Maybe add ~/piper to PATH in .zshrc
# piper voice thing
if [ -d "$HOME/piper" ] ; then
PATH="$HOME/piper:$PATH"
fi
So now:
echo "One, Two, three, more text here" | piper -m ~/piper/alan.onnx --output_file wtf.wav # or
cat tmp.txt | piper -m ~/piper/en_GB-jenny_dioco-medium.onnx --output_file woot.wav
should produce something.
Winners so far:
cat sample.txt | piper -m ~/piper/en_GB-semaine-medium.onnx --debug --length_scale 1.3 --output_file sample_semain_slow.wav
Note that Semaine has multiple voices (-s 0, -s 1, -s 2, -s 3).
From json:
"speaker_id_map": {
"prudence": 0,
"spike": 1,
"obadiah": 2,
"poppy": 3
}
Note that one can playback/’stream’ even when piper is still generating audio, examples:
With aplay (Can’t seem to figure out the –interactive aplay switch does nothing)
cat "$file" | piper -m "${voicespath}/${voices[$rand]}" --output-raw 2>/dev/null | aplay -i -r 22050 -f S16_LE -t raw - || exit
With mpv (* Can get into undesirable states when space is pressed to pause playback)

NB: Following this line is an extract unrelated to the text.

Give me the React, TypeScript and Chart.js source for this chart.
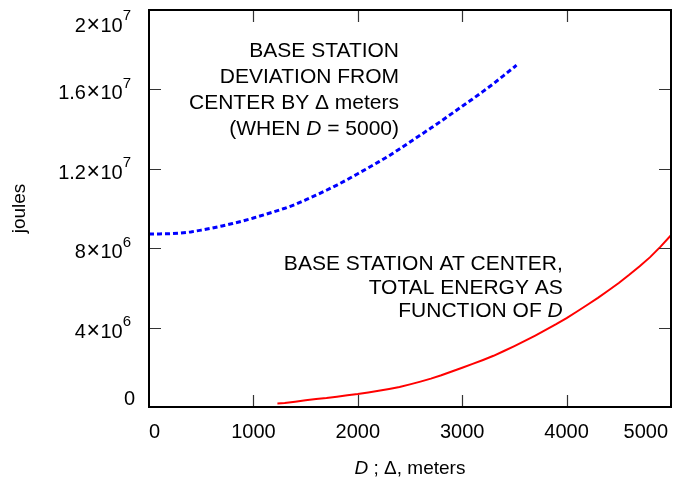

cat "$file" | piper -m "${voicespath}/${voices[$rand]}" --output-raw 2>/dev/null | mpv --demuxer=rawaudio --demuxer-rawaudio-format=s16le --demuxer-rawaudio-rate=22050 --audio-samplerate=22050 --demuxer-rawaudio-channels=1 --no-resume-playback --msg-level=all=no --no-video -
With ffmpeg in between piper and mpv (* Can get into undesirable states when space is pressed to pause playback)
cat "$file" | piper -m "${voicespath}/${voices[$rand]}" --output-raw 2>/dev/null | ffmpeg -vn -f s16le -ar 22050 -ac 1 -i - -f wav - 2>/dev/null | mpv --no-resume-playback --msg-level=all=no --no-video - 2>/dev/null || exit 1
p.s. Post from 2021.
* Only true in wsl2, doesn’t happen in ‘real’ linux.